Reda Abdelrahman, 43, is an artist who lived through the Egyptian revolution and now uses different media to express his political views. In 2013, he moved to Queens to escape government persecution.
Mr. Abdelrahman, who once was a professor at the Art institute in Cairo but left teaching to focus on his art, described his work as contemporary. “I like to get my inspiration from ancient Egyptian art but tackle modern issues,” he said.
He had many interests before the revolution, but politics was not one of them. That was until Jan. 25, 2011, came, and the revolution began.
Mr. Abdelrahman brought a 12-foot-by-4-foot canvas to Tahrir Square, the heart of the revolution, to draw the crowd. He asked people to sign their names on the canvas.
“I want everyone to participate in my piece of art,” he said on May 26 in an interview conducted in Arabic. “For the first time, I saw Egyptians working together and coming together toward one goal: getting rid of Mubarak,” Mr. Abdelrahman said, in a reference to Hosni Mubarak, Egypt’s president from 1981 to 2011.

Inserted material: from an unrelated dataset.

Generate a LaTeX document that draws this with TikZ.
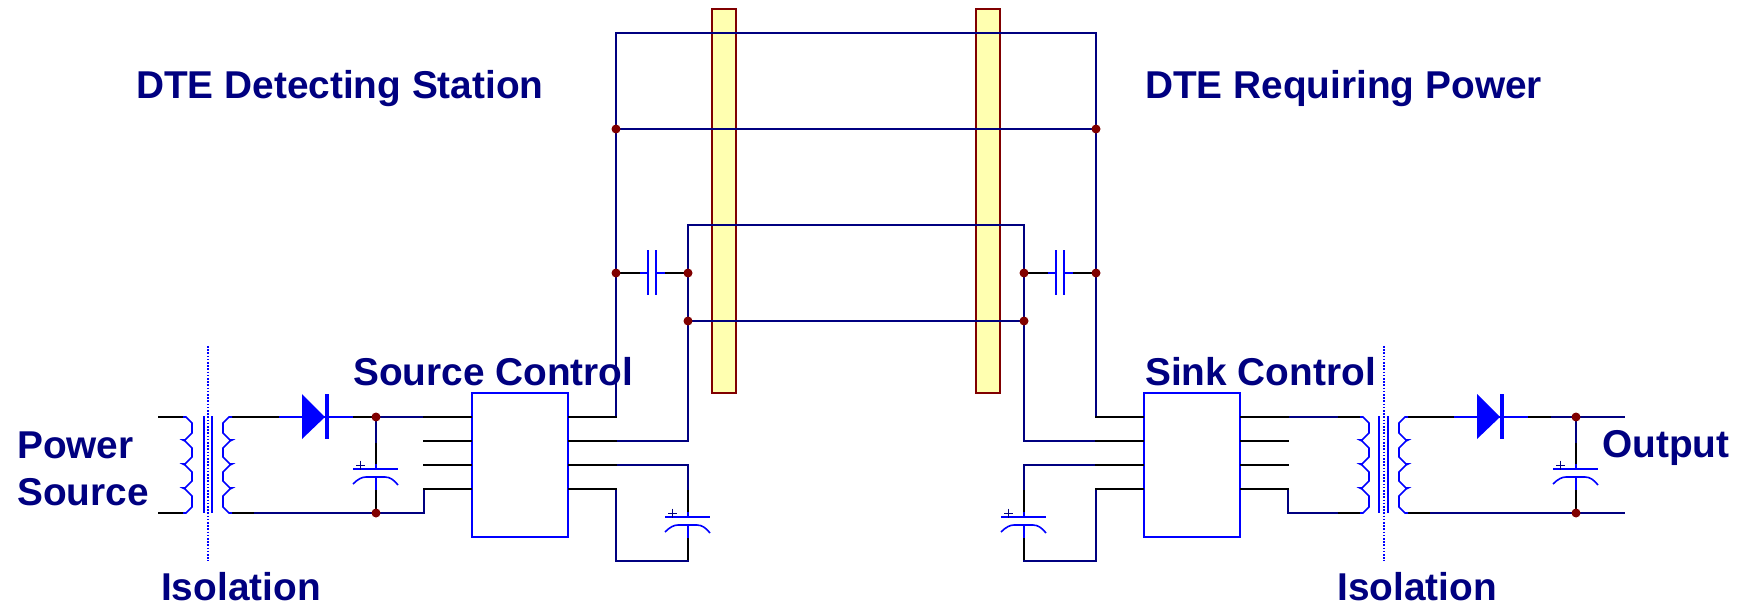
\documentclass[tikz,border=0pt]{standalone}
\usepackage{fontspec}
\setmainfont{Liberation Sans}
\usetikzlibrary{arrows,shapes}
\pgfdeclarelayer{background}
\pgfdeclarelayer{wires}
\pgfsetlayers{background,wires,main}
\definecolor{wirenavy}{RGB}{0,0,128}
\definecolor{partblue}{RGB}{0,0,255}
\definecolor{dotred}{RGB}{128,0,0}
\definecolor{stripyellow}{RGB}{255,255,176}
\tikzstyle{wire} = [draw,black,line width=1.6pt,line cap=rect]
\tikzstyle{bus} = [draw,wirenavy,line width=1.6pt,line cap=rect]
\tikzstyle{part} = [draw,partblue,line width=1.6pt]
\tikzstyle{dot}=[circle,fill=dotred,minimum size=9pt,inner sep=0pt]
\tikzstyle{block}=[draw=partblue,line width=1.6pt,fill=white,minimum width=96pt,minimum height=144pt,inner sep=0pt]
\tikzstyle{strip}=[draw=dotred,line width=1.6pt,fill=stripyellow,minimum width=24pt,minimum height=384pt,inner sep=0pt]
\tikzstyle{label}=[text=wirenavy,font=\fontsize{38.8}{42}\selectfont\bfseries,inner sep=0pt,anchor=base west]
\tikzstyle{isoline}=[draw,partblue,line width=1.6pt,dash pattern=on 1.6pt off 1.6pt]
\tikzset{
  coil/.pic={
    \path[part] (0,0) -- (3,0) -- (9,6) -- (9,16) -- (2,23) -- (0,23) -- (2,24) -- (9,31) -- (9,40) -- (2,47) -- (0,47) -- (2,48) -- (9,55) -- (9,64) -- (2,71) -- (0,71) -- (2,72) -- (9,79) -- (9,90) -- (3,96) -- (0,96);
    \coordinate (-a) at (0,0);
    \coordinate (-b) at (0,96);
  },
  diode/.pic={
    \fill[partblue] (0,-23) -- (23,0) -- (0,22) -- cycle;
    \draw[partblue,line width=3.6pt] (25,-23) -- (25,22);
    \path[part] (-23,0) -- (51,0);
    \coordinate (-a) at (-23,0);
    \coordinate (-k) at (51,0);
  },
  nonpol/.pic={
    \path[part] (-4,-23) -- (-4,22);
    \path[part] (4,-23) -- (4,22);
    \path[part] (-12,0) -- (-4,0);
    \path[part] (4,0) -- (13,0);
    \coordinate (-l) at (-12,0);
    \coordinate (-r) at (13,0);
  },
  polar/.pic={
    \path[part] (-23,0) -- (22,0);
    \path[part] (-23,15) .. controls (-18,10) and (-14,8) .. (-10,8) -- (9,8) .. controls (14,8) and (18,11) .. (22,16);
    \path[part] (0,-5) -- (0,0);
    \path[part] (0,8) -- (0,21);
    \draw[wirenavy,line width=0.7pt] (-20,-4) -- (-11,-4) (-15.5,-8.5) -- (-15.5,0.5);
    \coordinate (-t) at (0,-5);
    \coordinate (-b) at (0,21);
  }
}

\begin{document}
\begin{tikzpicture}[x=1pt,y=-1pt]
    \useasboundingbox (0,0) rectangle (1746,605);

    % Draw the two yellow strips and the control blocks
    \begin{pgfonlayer}{background}
        \node[strip] (stripA) at (724,201) {};
        \node[strip] (stripB) at (988,201) {};
    \end{pgfonlayer}
    \node[block] (srcctl) at (520,465) {};
    \node[block] (snkctl) at (1192,465) {};

    % Now the junction dots
    \foreach \pos/\name in {{(376,417)/ja}, {(376,513)/jb}, {(616,129)/jc}, {(1096,129)/jd}, {(616,273)/je}, {(688,273)/jf}, {(688,321)/jg}, {(1096,273)/jh}, {(1024,273)/ji}, {(1024,321)/jj}, {(1576,417)/jk}, {(1576,513)/jl}}
        \node[dot] (\name) at \pos {};

    % Corners and free ends of the wires
    \foreach \pos/\name in {{(159,417)/ina}, {(159,513)/inb}, {(255,513)/lsb}, {(424,513)/lsc}, {(376,442)/cam}, {(616,33)/tla}, {(1096,33)/tra}, {(688,441)/mla}, {(688,225)/mlt}, {(1024,225)/mrt}, {(1024,441)/mra}, {(688,465)/cla}, {(688,489)/clb}, {(688,561)/cld}, {(616,561)/cle}, {(1024,465)/cra}, {(1024,489)/crb}, {(1024,561)/crc}, {(1096,561)/crd}, {(1337,417)/rsa}, {(1288,513)/rsb}, {(1337,513)/rsc}, {(1431,513)/rsd}, {(1552,417)/rse}, {(1576,442)/rcm}, {(1624,417)/outa}, {(1624,513)/outb}, {(208,346)/isoa}, {(208,561)/isob}, {(1384,346)/isoc}, {(1384,561)/isod}}
        \node[coordinate] (\name) at \pos {};
    \foreach \i/\y in {1/417, 2/441, 3/465, 4/489} {
        \coordinate (sl\i) at (424,\y);
        \coordinate (sr\i) at (616,\y);
        \coordinate (tl\i) at (1096,\y);
        \coordinate (tr\i) at (1288,\y);
        \path[wire] (sl\i) -- (sl\i -| srcctl.west);
        \path[wire] (sr\i) -- (sr\i -| srcctl.east);
        \path[wire] (tl\i) -- (tl\i -| snkctl.west);
        \path[wire] (tr\i) -- (tr\i -| snkctl.east);
    }

    % Transformers, diodes, capacitors
    \pic (coilA) at (183,417) {coil};
    \pic[xscale=-1] (coilB) at (232,417) {coil};
    \pic (coilC) at (1360,417) {coil};
    \pic[xscale=-1] (coilD) at (1408,417) {coil};
    \foreach \x in {204,212,1379,1388}
        \path[part] (\x,416) -- (\x,513);
    \pic (diodeA) at (302,417) {diode};
    \pic (diodeB) at (1477,417) {diode};
    \pic (capC) at (652,273) {nonpol};
    \pic (capD) at (1060,273) {nonpol};
    \pic (capA) at (376,469) {polar};
    \pic (capE) at (688,517) {polar};
    \pic (capF) at (1024,517) {polar};
    \pic (capG) at (1576,469) {polar};
    \path[isoline] (isoa) -- (isob);
    \path[isoline] (isoc) -- (isod);

    % Connect everything, black parts first
    \begin{pgfonlayer}{wires}
    \foreach \source/ \dest in {ina/coilA-a, inb/coilA-b, coilB-a/diodeA-a, diodeA-k/ja, coilB-b/lsb, cam/capA-t, capA-b/jb, je/capC-l, capC-r/jf, ji/capD-l, capD-r/jh, clb/capE-t, capE-b/cld, crb/capF-t, capF-b/crc, rsa/coilC-a, rsc/coilC-b, coilD-a/diodeB-a, diodeB-k/rse, coilD-b/rsd, rcm/capG-t, capG-b/jl}
        \path[wire] (\source) -- (\dest);

    % The navy runs
    \foreach \source/ \dest in {ja/sl1, ja/cam, lsb/lsc, lsc/sl4, sr1/je, je/jc, jc/tla, tla/tra, tra/jd, jd/jh, jh/tl1, jc/jd, sr2/mla, mla/jg, jg/jf, jf/mlt, mlt/mrt, mrt/ji, ji/jj, jj/mra, mra/tl2, jg/jj, sr3/cla, cla/clb, cld/cle, cle/sr4, tl3/cra, cra/crb, crc/crd, crd/tl4, tr1/rsa, tr4/rsb, rsb/rsc, rse/jk, jk/outa, jk/rcm, rsd/jl, jl/outb}
        \path[bus] (\source) -- (\dest);
    \end{pgfonlayer}

    % Labels
    \foreach \pos/\name/\txt in {{(136,98)/lbdet/DTE Detecting Station}, {(1145,98)/lbreq/DTE Requiring Power}, {(353,385)/lbsrc/Source Control}, {(1145,385)/lbsnk/Sink Control}, {(17,458)/lbpow/Power}, {(17,505)/lbsou/Source}, {(1602,457)/lbout/Output}, {(161,600)/lbisa/Isolation}, {(1337,600)/lbisb/Isolation}}
        \node[label] (\name) at \pos {\txt};
\end{tikzpicture}
\end{document}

After the revolution, Mr. Abdelrahman said he was driven to explore why people were divided in Egypt and around the world by religions and cultures. “I wanted to show that we are all the same, no matter what kind of religion you believe in or who you worship,” he said.
In June 2012, a member of the Muslim Brotherhood, Mohamed Morsi, was elected president by the people. The election was the first popular vote in modern Egyptian history. And even though over 90 percent of Egyptians are Muslim, the country had long been secular. After the Muslim Brotherhood won, it attempted to model Egypt after Saudi Arabia, which has strict Shariah law. This was something that Egyptians like Mr. Abdelrahman did not see coming. Mr. Morsi was removed as president on June 30, 2013, and the country, now led by President Abdel Fattah el-Sisi, remains under military rule.
Mr. Abdelrahman’s political artwork was shown in many exhibits around Cairo in late 2012 and 2013, while the power structure in Egypt was still in transition. In one recent series, Mr. Abdelrahman incorporated donkeys into his painting as symbols of the mistreated citizens of Egypt.
One of his sculptures attracted unwanted attention from the Muslim Brotherhood administration and Mr. Morsi’s supporters while on display in a church in Cairo. On this particular donkey sculpture, Mr. Abdelrahman painted the face of Mr. Morsi and a military uniform.
“I was trying to say with this sculpture that Morsi is the head of the state, but the Egyptian military is still in control of everything in Egypt,” he said. The sculpture was eventually moved to St. Paul’s Cathedral in London.
“The donkey is a misunderstood animal in Egypt,” Mr. Abdelrahman said. “People depend on donkeys in all neighborhoods in Egypt. Donkeys are attached to carts overloaded with goods, fruits and vegetables to transport them to customers,” he said. “However, donkeys are underappreciated and always accused of being stupid. They are often beaten with wire and wooden sticks.” Not only do donkeys suffer abuse on a daily basis, but the term “donkey” is a slur.
In an exhibit expanding on the donkey theme, Mr. Abdelrahman created paintings and sculptures.
“If you call someone a donkey, you are saying that this person is stupid and worthless,” Mr. Abdelrahman said. “It’s a huge insult, so what I tried to do with ‘The Donkey’ exhibit is to celebrate the donkey’s kindness and its ability to face abuse and mistreatment,” he said. “I used the donkey image to insult Egyptian men, even President Morsi, by representing men as donkeys because that way they could understand the insult.”
Mr. Abdelrahman faced many threats over his art and views from the Islamist groups running the country after the revolution. “I had to leave Egypt. My life was in danger and my family was not safe there,” he said.
Mr. Abdelrahman has been working in New York, and his latest collective exhibition in this year was called “The Bridge.” For more information about him, go to his website: http://www.redaabdelrahman.com.
Correction: An earlier version of this article incorrectly stated the date that Mohamed Morsi was removed as president of Egypt. It was July 3, 2013, not June 30.